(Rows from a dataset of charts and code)
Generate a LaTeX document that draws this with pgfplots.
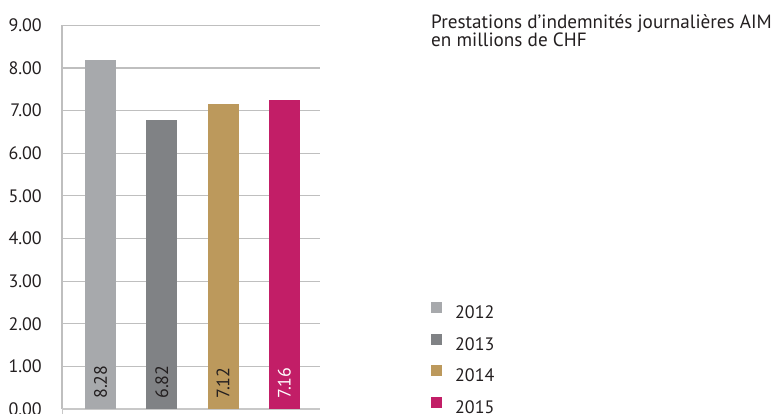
\documentclass[border=0pt]{standalone}
\usepackage{pgfplots}
\pgfplotsset{compat=1.18}
\usepackage{fontspec}
\setmainfont{PT Sans}

\definecolor{cA}{HTML}{A7A9AC}
\definecolor{cB}{HTML}{808285}
\definecolor{cC}{HTML}{BC995C}
\definecolor{cD}{HTML}{C21E67}
\definecolor{txt}{HTML}{231F20}
\definecolor{grid}{HTML}{C8C8C8}

\begin{document}
\begin{tikzpicture}
\path[use as bounding box] (0,0) rectangle (771bp,414bp);
\begin{axis}[
    at={(62bp,5bp)}, anchor=south west,
    width=258bp, height=383.7bp, scale only axis,
    ybar, bar width=31bp, bar shift=0pt,
    xmin=-0.628, xmax=3.58,
    ymin=0, ymax=9,
    ytick={0,1,...,9},
    yticklabel style={/pgf/number format/fixed, /pgf/number format/fixed zerofill,
        /pgf/number format/precision=2, /pgf/number format/assume math mode=true,
        font=\fontsize{18bp}{18bp}\selectfont, text=txt, inner sep=0pt, xshift=-15bp},
    ymajorgrids, grid style={grid, line width=1.2bp},
    axis x line*=bottom, axis y line*=left,
    y axis line style={draw=none},
    x axis line style={grid, line width=1.2bp},
    xtick={-0.628}, xticklabels={},
    major tick length=5bp, tick align=outside,
    xtick style={grid, line width=1bp},
    ytick style={draw=none},
    legend style={at={(1.43,0.279)}, anchor=north west, draw=none, fill=none,
        inner sep=0pt, row sep=15bp,
        font=\fontsize{18bp}{18bp}\selectfont, text=txt,
        nodes={inner sep=0pt, text height=11bp, text depth=0pt}},
    legend cell align=left,
    legend image code/.code={\fill[#1, draw=none] (0bp,0bp) rectangle (11bp,11bp);
        \path[draw=none, fill=none] (0bp,0bp) rectangle (24bp,11bp);},
]
\addplot[fill=cA, draw=none] coordinates {(0,8.18)};
\addplot[fill=cB, draw=none] coordinates {(1,6.78)};
\addplot[fill=cC, draw=none] coordinates {(2,7.15)};
\addplot[fill=cD, draw=none] coordinates {(3,7.24)};
\legend{2012,2013,2014,2015}

\addplot[forget plot, draw=none, mark=none, nodes near coords, point meta=explicit symbolic,
    nodes near coords style={yshift=10bp, rotate=90, anchor=west, inner sep=0pt,
        font=\fontsize{18bp}{18bp}\selectfont, text=txt}]
    coordinates {(0,0) [8.28] (1,0) [6.82] (2,0) [7.12]};
\addplot[forget plot, draw=none, mark=none, nodes near coords, point meta=explicit symbolic,
    nodes near coords style={yshift=10bp, rotate=90, anchor=west, inner sep=0pt,
        font=\fontsize{18bp}{18bp}\selectfont, text=white}]
    coordinates {(3,0) [7.16]};
\end{axis}
\node[anchor=base west, inner sep=0pt, align=left, text=txt,
      font=\fontsize{19.2bp}{18bp}\selectfont] at (431bp,367bp)
    {Prestations d’indemnités journalières AIM\\en millions de CHF};
\end{tikzpicture}
\end{document}
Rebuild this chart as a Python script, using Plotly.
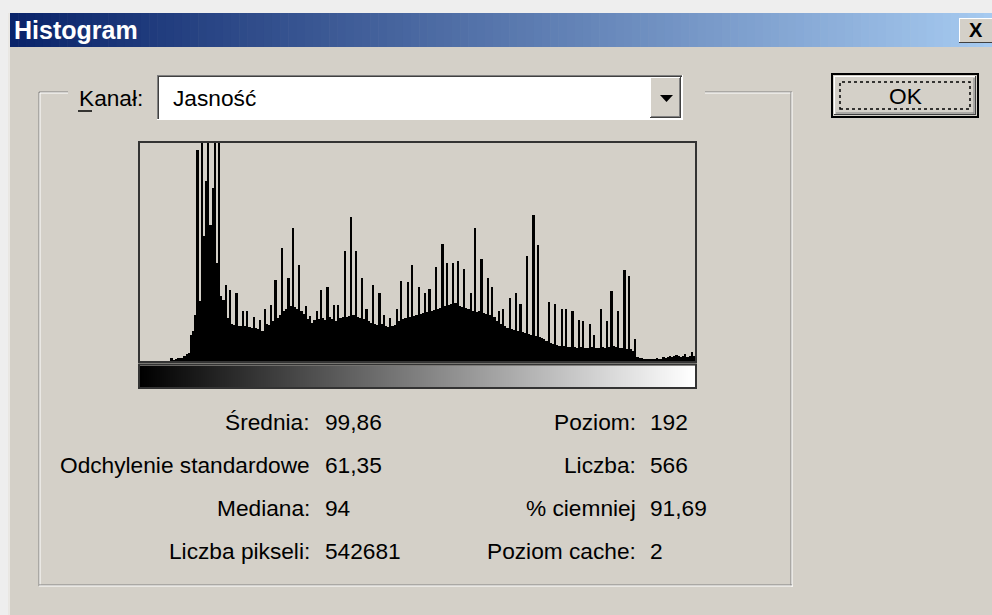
import plotly.graph_objects as go

# ---------------- data ----------------
levels = list(range(256))
counts = [
    0, 0, 0, 0, 0, 0, 0, 0, 0, 0, 0, 0, 0, 0, 3, 1, 2, 3, 3, 3,
    5, 7, 8, 26, 30, 46, 211, 60, 300, 125, 180, 300, 136, 173, 300, 98, 300, 65, 61, 76,
    43, 71, 37, 36, 68, 35, 35, 50, 35, 50, 34, 33, 44, 33, 32, 41, 30, 52, 37, 36,
    56, 40, 81, 43, 46, 113, 50, 52, 83, 55, 133, 54, 52, 96, 50, 47, 55, 42, 45, 38,
    41, 50, 42, 71, 43, 41, 74, 44, 42, 56, 40, 56, 43, 44, 110, 44, 45, 144, 46, 110,
    44, 43, 83, 42, 52, 40, 38, 76, 37, 36, 68, 37, 46, 35, 34, 43, 35, 36, 52, 40,
    80, 42, 43, 79, 44, 96, 45, 46, 74, 47, 48, 68, 49, 72, 50, 51, 94, 52, 53, 117,
    55, 98, 56, 57, 98, 58, 100, 55, 54, 92, 53, 52, 68, 50, 133, 49, 50, 102, 48, 47,
    83, 46, 74, 44, 40, 50, 37, 52, 35, 33, 63, 32, 31, 68, 30, 57, 29, 28, 105, 27,
    26, 146, 25, 116, 24, 23, 22, 20, 59, 18, 17, 57, 16, 15, 52, 15, 52, 14, 14, 50,
    14, 13, 41, 14, 40, 13, 13, 37, 14, 26, 13, 13, 52, 14, 13, 40, 14, 70, 15, 14,
    50, 13, 13, 91, 12, 85, 12, 10, 22, 4, 3, 3, 2, 2, 2, 2, 2, 2, 3, 2,
    2, 4, 3, 4, 5, 4, 5, 6, 5, 4, 5, 7, 4, 5, 9, 5,
]
y_max = 218

dialog_title = "Histogram"
channel_label = "Kanał:"
channel_value = "Jasność"
button_label = "OK"
left_labels = ["Średnia:", "Odchylenie standardowe", "Mediana:", "Liczba pikseli:"]
left_values = ["99,86", "61,35", "94", "542681"]
right_labels = ["Poziom:", "Liczba:", "% ciemniej", "Poziom cache:"]
right_values = ["192", "566", "91,69", "2"]

# ---------------- helpers ----------------
W, H = 992, 615
FACE = "#d4d0c8"
FONT = "Liberation Sans, Arial, sans-serif"


def px(x):
    return x / W


def py(y):
    return 1 - y / H


shapes = []


def rect(x0, y0, x1, y1, fill=None, line=None, lw=1, dash=None, layer="above"):
    d = dict(type="rect", xref="paper", yref="paper",
             x0=px(x0), x1=px(x1), y0=py(y1), y1=py(y0), layer=layer)
    if fill:
        d["fillcolor"] = fill
    if line:
        d["line"] = dict(color=line, width=lw, dash=dash) if dash else dict(color=line, width=lw)
    else:
        d["line"] = dict(width=0)
    shapes.append(d)


def hline(x0, x1, y, color, lw=1):
    shapes.append(dict(type="line", xref="paper", yref="paper",
                       x0=px(x0), x1=px(x1), y0=py(y), y1=py(y),
                       line=dict(color=color, width=lw)))


def vline(x, y0, y1, color, lw=1):
    shapes.append(dict(type="line", xref="paper", yref="paper",
                       x0=px(x), x1=px(x), y0=py(y0), y1=py(y1),
                       line=dict(color=color, width=lw)))


# outer desktop strip (dotted pattern approximated)
rect(0, 0, W, 13, fill="#eeeeee", layer="below")
rect(0, 0, 8, H, fill="#eeeeee", layer="below")
vline(9, 13, H, "#ffffff", 1)

# title bar gradient
n = 120
c0 = (10, 36, 106)
c1 = (166, 202, 240)
x_start, x_end = 10, W
for i in range(n):
    t = i / (n - 1)
    col = "rgb(%d,%d,%d)" % tuple(int(c0[k] + (c1[k] - c0[k]) * t) for k in range(3))
    xa = x_start + (x_end - x_start) * i / n
    xb = x_start + (x_end - x_start) * (i + 1) / n + 0.6
    rect(xa, 13, xb, 47, fill=col, layer="below")

# close button
rect(959, 18, W, 43, fill=FACE, layer="above")
hline(959, W, 18.5, "#ffffff")
vline(959.5, 18, 43, "#ffffff")
hline(959, W, 42.5, "#404040")

# group box (etched)
GX0, GY0, GX1, GY1 = 39, 92, 792, 586
hline(GX0, 68, GY0, "#808080")
hline(GX0 + 1, 68, GY0 + 1, "#ffffff")
hline(705, GX1, GY0, "#808080")
hline(705, GX1 - 1, GY0 + 1, "#ffffff")
vline(GX0, GY0, GY1, "#808080")
vline(GX0 + 1, GY0 + 1, GY1 - 1, "#ffffff")
vline(GX1 - 1, GY0, GY1, "#808080")
vline(GX1, GY0, GY1 + 1, "#ffffff")
hline(GX0, GX1, GY1 - 1, "#808080")
hline(GX0, GX1 + 1, GY1, "#ffffff")

# combobox
rect(157, 75, 683, 120, fill="#ffffff")
hline(157, 683, 75.5, "#808080")
vline(157.5, 75, 120, "#808080")
hline(158, 682, 76.5, "#404040")
vline(158.5, 76, 119, "#404040")
hline(157, 683, 119.5, "#ffffff")
vline(682.5, 75, 120, "#ffffff")
# dropdown button
rect(650, 77, 681, 118, fill=FACE)
hline(650, 681, 77.5, "#ffffff")
vline(650.5, 77, 118, "#ffffff")
hline(650, 681, 117.5, "#404040")
vline(680.5, 77, 118, "#404040")
hline(651, 680, 116.5, "#808080")
vline(679.5, 78, 117, "#808080")
shapes.append(dict(type="path", xref="paper", yref="paper",
                   path="M %f %f L %f %f L %f %f Z" % (px(660), py(95), px(673), py(95), px(666.5), py(102)),
                   fillcolor="#000000", line=dict(width=0)))
# underline of K
hline(78, 92, 111, "#000000", 1.5)

# OK button
rect(832, 74, 978, 117, fill=FACE, line="#000000", lw=2)
hline(834, 976, 76.5, "#ffffff")
vline(834.5, 76, 115, "#ffffff")
hline(834, 976, 114.5, "#404040")
vline(975.5, 76, 115, "#404040")
hline(836, 974, 113, "#808080")
vline(974, 78, 114, "#808080")
rect(840, 82, 970, 109, line="#000000", lw=1.5, dash="dot")

# histogram box and gradient frame
rect(139, 142, 696, 362, line="#333333", lw=2)
hline(139, 696, 363.5, "#bdbab3")
rect(139, 364.5, 696, 388, line="#333333", lw=2)

# ---------------- traces ----------------
fig = go.Figure()
fig.add_trace(go.Bar(
    x=levels, y=counts, width=1.0,
    marker=dict(color="#000000", line=dict(width=0)),
    xaxis="x", yaxis="y", hoverinfo="skip", showlegend=False,
))
fig.add_trace(go.Heatmap(
    z=[levels], x=levels, y=[0],
    colorscale=[[0, "#000000"], [1, "#ffffff"]], zmin=0, zmax=255,
    showscale=False, xaxis="x2", yaxis="y2", hoverinfo="skip",
))

# ---------------- annotations ----------------
ann = []


def text(x, y, s, anchor="left", size=22.7, color="#000000", bold=False):
    ann.append(dict(xref="paper", yref="paper", x=px(x), y=py(y), text=("<b>%s</b>" % s) if bold else s,
                    showarrow=False, xanchor=anchor, yanchor="middle",
                    font=dict(family=FONT, size=size, color=color)))


text(12, 30, dialog_title, size=25, color="#ffffff", bold=True)
text(975.5, 30, "X", anchor="center", size=20, bold=True)
text(77, 98, channel_label)
text(171, 98, channel_value)
text(905, 96, button_label, anchor="center")

rows_y = [422, 465, 508, 551]
for yy, lab, val in zip(rows_y, left_labels, left_values):
    text(312, yy, lab, anchor="right")
    text(323, yy, val, anchor="left")
for yy, lab, val in zip(rows_y, right_labels, right_values):
    text(638, yy, lab, anchor="right")
    text(648, yy, val, anchor="left")

fig.update_layout(
    width=W, height=H, autosize=False,
    margin=dict(l=0, r=0, t=0, b=0, pad=0),
    paper_bgcolor=FACE, plot_bgcolor="rgba(0,0,0,0)",
    bargap=0, showlegend=False,
    xaxis=dict(domain=[px(140), px(695)], range=[-0.5, 255.5], visible=False, fixedrange=True),
    yaxis=dict(domain=[py(361), py(143)], range=[0, y_max], visible=False, fixedrange=True),
    xaxis2=dict(domain=[px(140), px(695)], range=[-0.5, 255.5], visible=False, anchor="y2"),
    yaxis2=dict(domain=[py(387), py(365.5)], range=[-0.5, 0.5], visible=False, anchor="x2"),
    shapes=shapes, annotations=ann,
)

fig.write_html(
    "out.html",
    config={"displayModeBar": False},
    post_script="document.body.style.margin='0px';document.body.style.overflow='hidden';",
)
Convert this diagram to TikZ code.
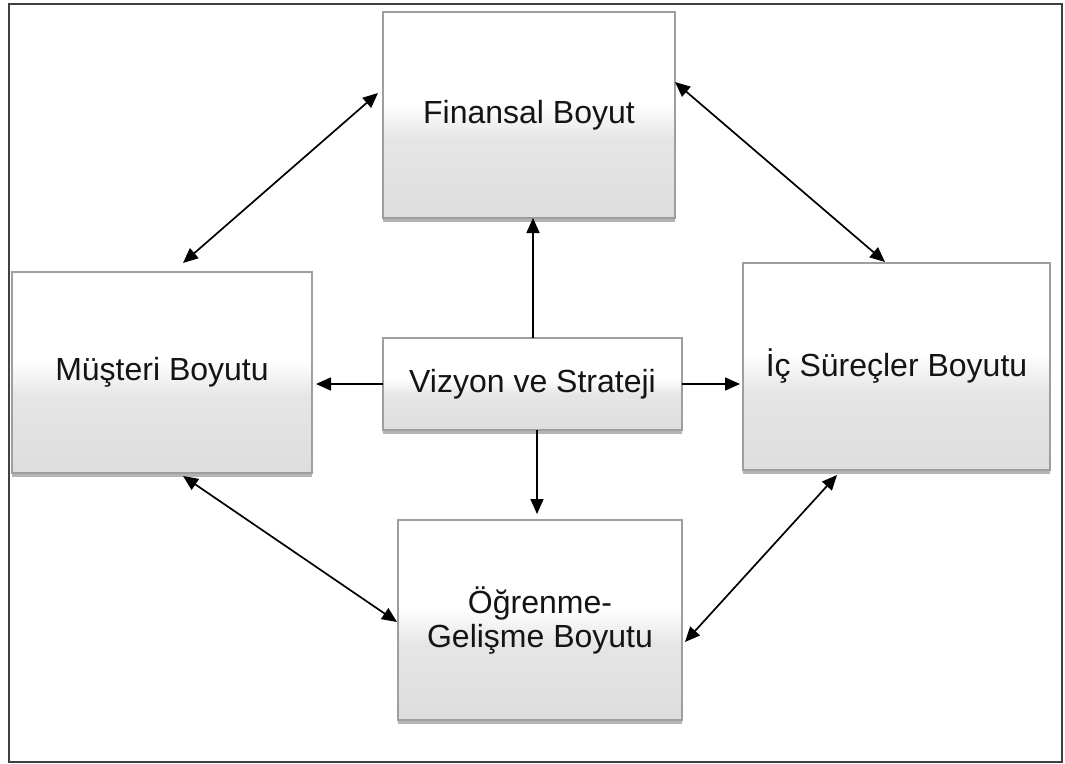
\documentclass[tikz,border=0pt]{standalone}
\usepackage{fontspec}
\setmainfont{Liberation Sans}
\usetikzlibrary{arrows.meta,calc,shadows}

% light bevelled box: white upper half, grey lower half
\pgfdeclareverticalshading{boxshade}{100bp}{%
  color(0bp)=(black!26); color(8bp)=(black!16); color(44bp)=(black!10);
  color(53bp)=(white); color(100bp)=(white)}

\tikzset{
  card/.style={rectangle, shading=boxshade, draw=black!38, line width=1.2pt,
    outer sep=0pt, inner sep=4pt, align=center, text=black!92,
    font=\fontsize{32}{34}\selectfont,
    drop shadow={shadow xshift=0pt, shadow yshift=-4pt, opacity=0.45, fill=black!65}},
  one/.style={line width=1.7pt, -{Triangle[length=15pt,width=13pt]}},
  dbl/.style={line width=1.7pt, {Triangle[length=15pt,width=13pt]}-{Triangle[length=15pt,width=13pt]}},
}

\begin{document}
\begin{tikzpicture}[x=1pt,y=-1pt]
  \useasboundingbox (0,0) rectangle (1065,763);
  \draw[black!75, line width=2pt] (9,4) rectangle (1062,762);

  \node[card, minimum width=292pt, minimum height=206pt] (fin) at (529,115) {Finansal Boyut};
  \node[card, minimum width=300pt, minimum height=201pt] (mus) at (162,372.5) {Müşteri Boyutu};
  \node[card, minimum width=299pt, minimum height=92pt]  (viz) at (532.5,384) {Vizyon ve Strateji};
  \node[card, minimum width=307pt, minimum height=207pt] (ic)  at (896.5,366.5) {İç Süreçler Boyutu};
  \node[card, minimum width=284pt, minimum height=200pt] (ogr) at (540,620) {Öğrenme-\\Gelişme Boyutu};

  % outward links from the vision box
  \draw[one] (viz.north -| 533,0) -- (fin.south -| 533,0);
  \draw[one] (viz.south -| 537,0) -- ($(ogr.north -| 537,0)+(0,-6)$);
  \draw[one] (viz.west |- 0,384) -- ($(mus.east |- 0,384)+(4,0)$);
  \draw[one] (viz.east |- 0,384) -- ($(ic.west |- 0,384)+(-3,0)$);

  % two-way links around the ring
  \draw[dbl] ($(fin.west |- 0,93)+(-5,0)$) -- ($(mus.north -| 183,0)+(0,-9)$);
  \draw[dbl] (fin.east |- 0,82) -- ($(ic.north -| 885,0)+(0,-1)$);
  \draw[dbl] ($(ic.south -| 837,0)+(0,5)$) -- ($(ogr.east |- 0,642)+(3,0)$);
  \draw[dbl] ($(mus.south -| 183,0)+(0,3)$) -- ($(ogr.west |- 0,622)+(-1,0)$);
\end{tikzpicture}
\end{document}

→ PROBLEM TO WORK ON
In the records above, find the line with "Rebuild this chart" and the line with "import plotly.graph_objects as go", then restate word for word only those two lines and all lines between, omitting pictures.

→ RESULT
Rebuild this chart as a Python script, using Plotly.
import plotly.graph_objects as go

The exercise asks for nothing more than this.